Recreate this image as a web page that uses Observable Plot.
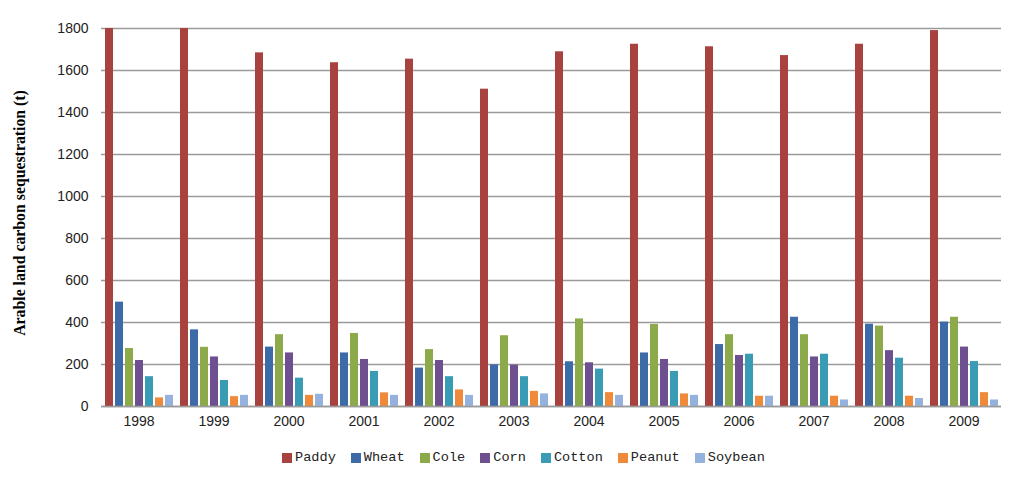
<!DOCTYPE html>
<html>
<head>
<meta charset="utf-8">
<script src="https://cdn.jsdelivr.net/npm/d3@7"></script>
<script src="https://cdn.jsdelivr.net/npm/@observablehq/plot@0.6"></script>
<style>
  html, body { margin: 0; padding: 0; background: #fff; }
  #chart { position: relative; width: 1024px; }
  #ytitle { position: absolute; left: 20px; top: 213px; transform: translate(-50%, -50%) rotate(-90deg);
    font-family: "Liberation Serif", serif; font-weight: bold; font-size: 15.8px; white-space: nowrap; color: #000; }
  #legend { display: flex; align-items: center; margin-left: 282px; margin-top: 10px;
    font-family: "Liberation Mono", monospace; font-size: 13.6px; color: #222; }
  .item { display: flex; align-items: center; margin-right: 15px; }
  .sw { width: 10px; height: 10px; margin-right: 3px; }
</style>
</head>
<body>
<div id="chart"><div id="ytitle">Arable land carbon sequestration (t)</div></div>
<div id="legend"></div>
<script>
const years = ["1998","1999","2000","2001","2002","2003","2004","2005","2006","2007","2008","2009"];
const crops = ["Paddy","Wheat","Cole","Corn","Cotton","Peanut","Soybean"];
const colors = ["#A8423F","#3D6BA8","#8DAA4A","#6E5090","#3A9BB5","#EE8A3A","#95B2DE"];
const paddy   = [1800,1800,1684,1637,1654,1511,1689,1725,1713,1671,1725,1790];
const wheat   = [497,365,283,255,183,198,213,255,295,425,392,402];
const cole    = [276,282,342,348,271,337,417,391,342,342,383,425];
const corn    = [219,236,255,224,219,197,208,224,243,236,266,283];
const cotton  = [142,124,135,167,142,142,178,167,249,249,230,214];
const peanut  = [41,47,53,65,79,72,66,60,49,49,49,66];
const soybean = [53,53,58,53,53,60,53,53,49,31,38,31];
const yTicks = [0,200,400,600,800,1000,1200,1400,1600,1800];

const series = [paddy, wheat, cole, corn, cotton, peanut, soybean];
const data = [];
years.forEach((yr, i) => crops.forEach((c, j) => data.push({year: yr, crop: c, value: series[j][i]})));

const plot = Plot.plot({
  width: 1024,
  height: 440,
  marginLeft: 99,
  marginRight: 22,
  marginTop: 28,
  marginBottom: 34,
  style: {fontFamily: "Liberation Sans, sans-serif", fontSize: "14px", color: "#222", background: "#fff"},
  fx: {domain: years, padding: 0, label: null, axis: "bottom", tickSize: 0, tickPadding: 10},
  x: {domain: crops, paddingInner: 0.2, paddingOuter: 0.2, axis: null},
  y: {domain: [0, 1800], ticks: yTicks, tickFormat: "d", label: null, tickSize: 0, tickPadding: 13},
  color: {domain: crops, range: colors},
  marks: [
    Plot.gridY(yTicks, {stroke: "#9a9a9a", strokeOpacity: 1, strokeWidth: 1.5}),
    Plot.barY(data, {fx: "year", x: "crop", y: "value", fill: "crop"}),
    Plot.ruleY([0], {stroke: "#9a9a9a", strokeWidth: 1.5})
  ]
});
document.getElementById("chart").appendChild(plot);

const legend = document.getElementById("legend");
crops.forEach((c, j) => {
  const it = document.createElement("div");
  it.className = "item";
  const sw = document.createElement("div");
  sw.className = "sw";
  sw.style.background = colors[j];
  const t = document.createElement("span");
  t.textContent = c;
  it.appendChild(sw); it.appendChild(t);
  legend.appendChild(it);
});
</script>
</body>
</html>
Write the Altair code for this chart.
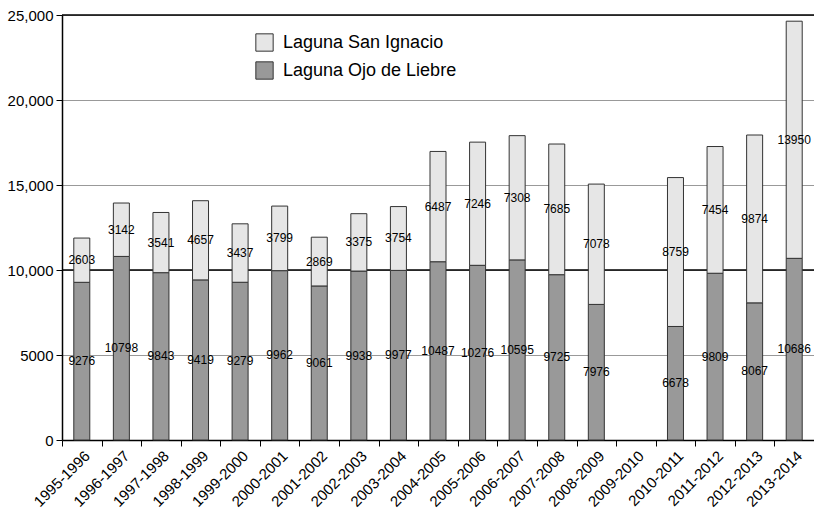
□ □ □
> **REQUEST**: Sift the material for lines with the string "chart". Copy each one found.

> **RESULT OF THIS EXERCISE**:
  #chart { position: relative; width: 1024px; }
<div id="chart"><div id="ytitle">Arable land carbon sequestration (t)</div></div>
document.getElementById("chart").appendChild(plot);
Write the Altair code for this chart.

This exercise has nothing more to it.